A little digression: the diagram you posted is not indicative of the power or capabilities of each algorithm given some particular data distributions, it simply highlights the nature of some algorithms: for instance k-means is able to separate only convex and ellipsoidail areas (and keep in mind that convexity and ellipsoids exist even in N-th dimensions). What I mean is that there is not a rule that says: given the distributiuons depicted in this diagram, you have to choose the correct clustering algorithm consequently.

I suggest to use a data mining toolbox that lets you explore and visualize the data (and easily transform them since you can change their topology with transformations, projections and reductions, check the other answer by lejlot for that) like Weka (plus you do not have to implement all the algorithms by yourself.

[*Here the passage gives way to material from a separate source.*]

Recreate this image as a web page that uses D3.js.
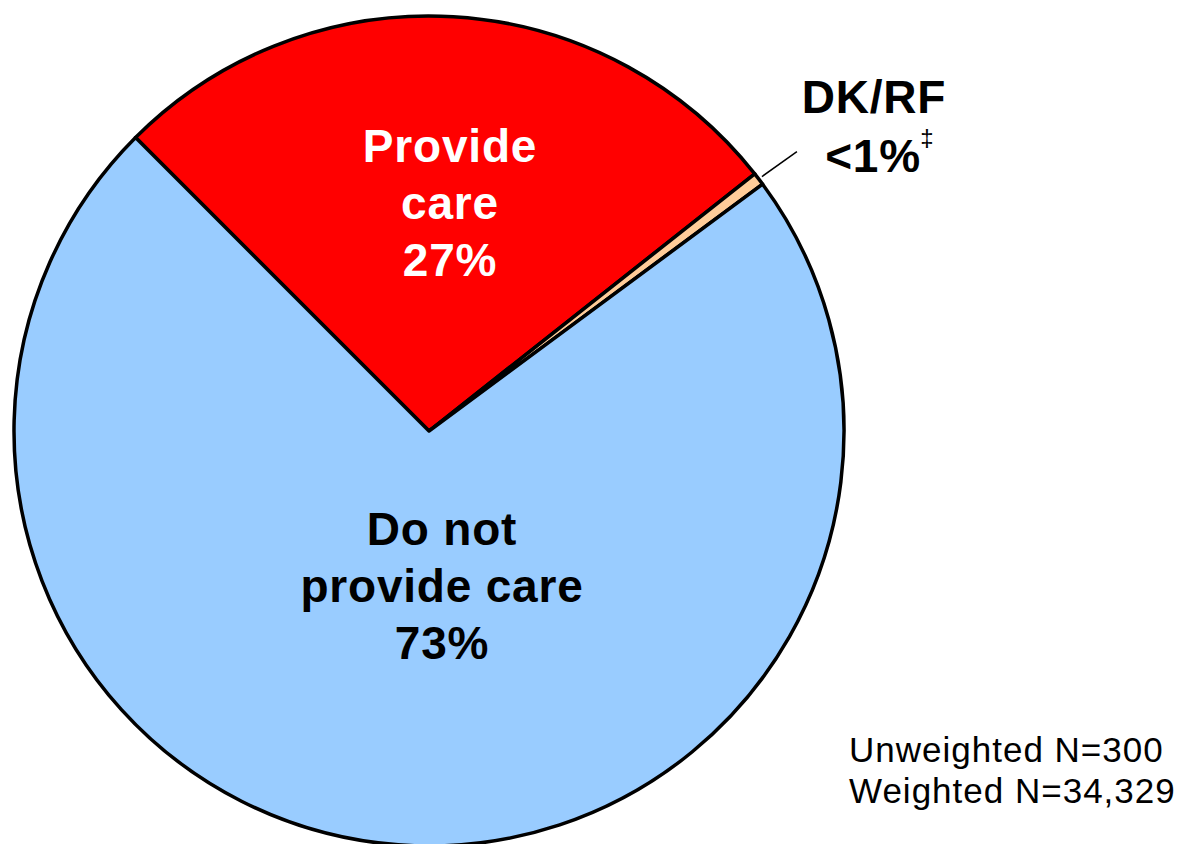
<!DOCTYPE html>
<html>
<head>
<meta charset="utf-8">
<script src="https://cdn.jsdelivr.net/npm/d3@7"></script>
<style>
  html, body { margin: 0; padding: 0; background: #ffffff; }
  svg { display: block; }
  text { font-family: "Liberation Sans", Arial, sans-serif; }
</style>
</head>
<body>
<svg id="chart" width="1182" height="844"></svg>
<script>
// Slice categories, shares (%) and fills, in drawing order (clockwise from the upper left)
const categories = ["Provide care", "DK/RF", "Do not provide care"];
const shares = [27, 0.5, 73];
const fills = ["#FF0000", "#FFCC99", "#99CCFF"];
const sliceLabels = [["Provide", "care", "27%"], ["DK/RF", "<1%"], ["Do not", "provide care", "73%"]];
const footnotes = ["Unweighted N=300", "Weighted N=34,329"];

const svg = d3.select("#chart");
const cx = 429, cy = 431, radius = 415;

const pie = d3.pie()
  .sort(null)
  .value(d => d)
  .startAngle(-Math.PI / 4)
  .endAngle(2 * Math.PI - Math.PI / 4);

const arcs = pie(shares);
const arc = d3.arc().innerRadius(0).outerRadius(radius);

const g = svg.append("g").attr("transform", `translate(${cx},${cy})`);

g.selectAll("path.slice")
  .data(arcs)
  .join("path")
  .attr("class", "slice")
  .attr("d", arc)
  .attr("fill", (d, i) => fills[i])
  .attr("stroke", "#000")
  .attr("stroke-width", 3.5)
  .attr("stroke-linejoin", "round");

const fontSize = 46, lineGap = 57, spacing = 0.8;

// "Provide care" label, inside the red slice
const pc = g.append("text")
  .attr("text-anchor", "middle")
  .attr("font-weight", "bold")
  .attr("font-size", fontSize)
  .attr("letter-spacing", spacing)
  .attr("fill", "#fff");
sliceLabels[0].forEach((s, i) => {
  pc.append("tspan").attr("x", 21).attr("y", -269 + i * lineGap).text(s);
});

// "Do not provide care" label, inside the blue slice
const dn = g.append("text")
  .attr("text-anchor", "middle")
  .attr("font-weight", "bold")
  .attr("font-size", fontSize)
  .attr("letter-spacing", spacing)
  .attr("fill", "#000");
sliceLabels[2].forEach((s, i) => {
  dn.append("tspan").attr("x", 13).attr("y", 114 + i * lineGap).text(s);
});

// DK/RF: outside label with a leader line from the thin slice
const small = arcs[1];
const mid = (small.startAngle + small.endAngle) / 2;
const r0 = radius + 4;
g.append("line")
  .attr("x1", Math.sin(mid) * r0)
  .attr("y1", -Math.cos(mid) * r0)
  .attr("x2", Math.sin(mid) * r0 + 35)
  .attr("y2", -Math.cos(mid) * r0 - 25)
  .attr("stroke", "#000")
  .attr("stroke-width", 1.5);

const dk = svg.append("text")
  .attr("text-anchor", "middle")
  .attr("font-weight", "bold")
  .attr("font-size", fontSize)
  .attr("letter-spacing", spacing)
  .attr("fill", "#000");
dk.append("tspan").attr("x", 874).attr("y", 113).text(sliceLabels[1][0]);
dk.append("tspan").attr("x", 873).attr("y", 172).text(sliceLabels[1][1]);

svg.append("text")
  .attr("x", 927).attr("y", 146)
  .attr("text-anchor", "middle")
  .attr("font-size", 24)
  .attr("fill", "#000")
  .text("\u2021");

// Sample sizes, lower right
svg.selectAll("text.foot")
  .data(footnotes)
  .join("text")
  .attr("class", "foot")
  .attr("x", 849)
  .attr("y", (d, i) => 762 + i * 41)
  .attr("font-size", 35)
  .attr("letter-spacing", 1)
  .attr("fill", "#000")
  .text(d => d);
</script>
</body>
</html>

In the end I will point you to this resource for different cluster goodness and fitness measures so you can compare the results rfom different algorithms.

Community
  • 1
  • 1
rano
  • 5,616
  • 4
  • 40
  • 66
  • Weka doesn't have a lot of clustering. Better use ELKI. – Has QUIT--Anony-Mousse Sep 16 '13 at 11:35
  • it is not a problem of having 100 clustering algorithms, it's more a problem to have 100 different metrics to play with sometimes or 100 transformations/reductions and weka, as well as Elki, supports it : ) – rano Sep 16 '13 at 11:53
1

I would also suggest soft subspace clustering, a pretty common approach nowadays, where feature weights are added to find the most relevant features. You can use these weights to increase performance and improve the BMU calculation with euclidean distance, for example.